Navigation and Iteration

with h5py.File('nested.h5', 'w') as f:
    f.create_group('raw/2024/january')
    f.create_group('raw/2024/february')

# Recursive iteration
def print_structure(name, obj):
    print(name)

with h5py.File('nested.h5', 'r') as f:
    f.visititems(print_structure) # Visits every dataset and group

# Accessing via path
feb_data = f['/raw/2024/february']

Performance Optimization

1. Chunking Strategies

Chunks are the smallest unit of data that can be read or written.

  • If you usually read row by row: chunks=(1, n_cols).
  • If you read blocks: chunks=(100, 100).
  • If unsure: chunks=True lets h5py guess.

2. SWMR (Single Writer Multiple Reader)

Allows a writer to append to a file while other processes read from it in real-time.

# Writer
f = h5py.File('live.h5', 'w', libver='latest')
f.swmr_mode = True

# Reader
f = h5py.File('live.h5', 'r', libver='latest', swmr=True)

3. Core Driver (In-Memory HDF5)

Use HDF5 structure but keep it entirely in RAM for speed, with optional save to disk.

# Create an HDF5 file in memory
f = h5py.File('memfile.h5', 'w', driver='core', backing_store=True)

Practical Workflows

1. Storing Machine Learning Training Data

def save_ml_dataset(X, y, filename):
    with h5py.File(filename, 'w') as f:
        # Create datasets for images and labels
        f.create_dataset('images', data=X, compression="lzf") # LZF is fast
        f.create_dataset('labels', data=y)
        
        # Add metadata
        f.attrs['n_samples'] = X.shape[0]
        f.attrs['input_shape'] = X.shape[1:]
        f.attrs['classes'] = np.unique(y)

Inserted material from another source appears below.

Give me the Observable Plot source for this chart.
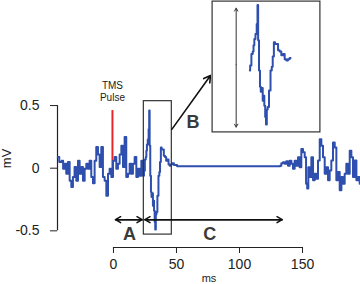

# Use cases: training on data that exceeds RAM

2. Large Simulation Logger

def log_simulation_step(filename, step_idx, data_array):
    with h5py.File(filename, 'a') as f:
        if 'simulation' not in f:
            # Initialize resizable dataset
            f.create_dataset('simulation', 
                            shape=(0, *data_array.shape),
                            maxshape=(None, *data_array.shape),
                            chunks=(1, *data_array.shape))
            
        dset = f['simulation']
        dset.resize(step_idx + 1, axis=0)
        dset[step_idx] = data_array

3. Batch Image Storage

def store_images(image_files, h5_file):
    with h5py.File(h5_file, 'w') as f:
        grp = f.create_group('microscopy_data')
        for i, img_path in enumerate(image_files):
            # Load your image here
            img_data = np.random.rand(512, 512) 
            dset = grp.create_dataset(f'img_{i:04d}', data=img_data)
            dset.attrs['original_path'] = img_path

Common Pitfalls and Solutions

The “Dataset Already Exists” Error

# ❌ Problem: f.create_dataset('x', ...) fails if 'x' exists
# ✅ Solution: Delete first or use a check
if 'x' in f:
    del f['x']
f.create_dataset('x', data=new_data)

File Locking Issues

# ❌ Problem: "OSError: Unable to open file (file locking disabled on this file system)"
# This often happens on network drives (NFS).

# ✅ Solution: Set environment variable before running script
import os
os.environ['HDF5_USE_FILE_LOCKING'] = 'FALSE'
import h5py

Storing Unicode Strings

HDF5’s support for strings is complex.

# ❌ Problem: Storing lists of strings can sometimes cause issues in older versions
# ✅ Solution: Use special string types
dt = h5py.string_dtype(encoding='utf-8')
dset = f.create_dataset('strings', (100,), dtype=dt)
dset[0] = "Научные данные"

h5py is the industrial-strength way to handle large numerical data. By combining the flexibility of NumPy with the power of HDF5, it ensures that your scientific data remains organized, accessible, and fast.